Old Perth Fire Station
Old Perth Fire Station (Fire Brigade No. 1 Station) is located at 35 Murray Street, at its intersection with Irwin Street, Perth, Western Australia The Fire Station was the first purpose-built fire station in Western Australia. It was opened in 1901 and continued in operation until 1979. The building now houses the FESA Fire Safety Education Centre and Museum.

Built form
The Fire Station was designed by Michael Cavanagh with Romanesque Revival stylistic influences and built around 1900. It is a two storey rusticated limestone and tile roofed corner building, and has a diverse facade with arches, turrets and recessed colonnades.

The Fire Brigade's original premises were located in the undercroft area of the Perth Town Hall, for which they paid a nominal rent. In 1899 the Fire Brigades Board proposed that land be bought in the proximity of the Town Hall and a new Fire Station be built.
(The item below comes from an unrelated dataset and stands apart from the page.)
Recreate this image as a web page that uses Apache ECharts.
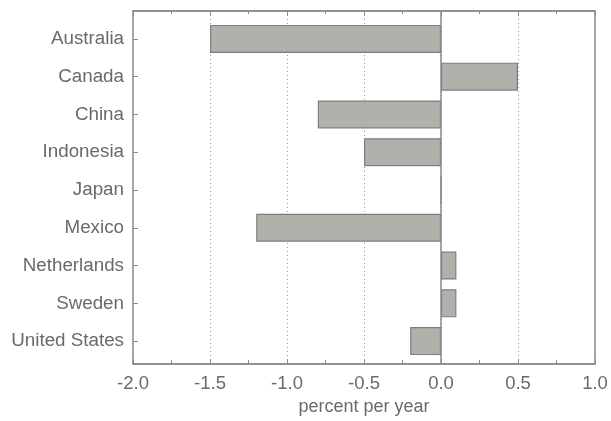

In October 1899 it was reported that the Roman Catholic Bishop Gibney had offered some land at the intersection of Murray and Irwin Streets, which was then purchased for ₤3,125. A list of architects was then submitted to the Board which on 26 October 1899 selected Michael Cavanagh, with the stipulation that the building he design not exceed ₤4,000. Michael Cavanagh, was an architect who came from Adelaide to Perth in 1895, attracted by the gold boom prosperity in Western Australia, forming his own architectural firm, Cavanagh & Cavanagh, with his brother James. Cavanagh also designed the Great Western Hotel (Brass Monkey Hotel), alterations to St Mary's Cathedral, Mount Hawthorn Hotel (Paddington Ale House), Fremantle Fire Station (1908), St Patrick's Basilica ( Fremantle), Sisters of Mercy Convent ( Bunbury) and remodelled the Archbishop's Palace. In the early 1900s Cavanagh was a member of the Perth City Council and a member of the Perth Fire Brigade Board. The building was completed in December 1900 and the Fire Brigade moved into their new premises on 1 January 1901. By 1910, the Fire Brigade was finding it necessary to expand and decided that the No 1 Fire Station would have to be extended in order to accommodate extra plant, extra workshop accommodation, Boardroom and Officers` Quarters. The block adjacent to the Fire Station in Irwin Street was purchased from the Roman Catholic Church and the Board at a cost of ₤2,100 pounds. This block of land had a school building on it, so the building committee recommended that the Fire Brigade Staff (many of whom were skilled tradesmen) "...undertake the building of the workshops and lecture room with the old material available in the School". James (Jack) Learmonth Ochiltree was appointed as the architect for the additions (Ochiltree's firm, Ochiltree & Hargrave, went on to design a number of Inter-War Art Deco buildings in Perth). The additions to the building, consisting of new boardroom, offices, apparatus room, ambulance shed, store and chief officers` quarters, and was completed in 1914.

Current use
In 1979, the Perth Fire Brigade vacated the building, which was subsequently restored between 1983 and 1985. The external work involved re-roofing with terracotta tiles to match existing, reconstruction of a limestone arch which had been replaced with a concrete lintel to suit larger and higher engines and replacement of columns, mouldings and original doors which had been removed. Internal work included new timber stairs, toilets and a theatrette. New ceiling cornices and ceiling roses were installed to match the period and the existing. The building was reopened in 1985 as the Fire Safety Education Centre and Museum. In 2006 further refurbishment works were undertaken to address access by people with disabilities to the buildings and facilities.

Heritage value
The Old Perth Fire Station building was entered into the Register of the National Estate by the Australian Heritage Commission on 21 March 1978 and was classified by the National Trust (WA) on 1 December 1975. The building is also included on the City of Perth's Municipal Inventory and was interim listed on the State Register of Heritage Places on 13 March 1992. On 3 December 2008 the building was permanently listed on the Western Australian Heritage Register.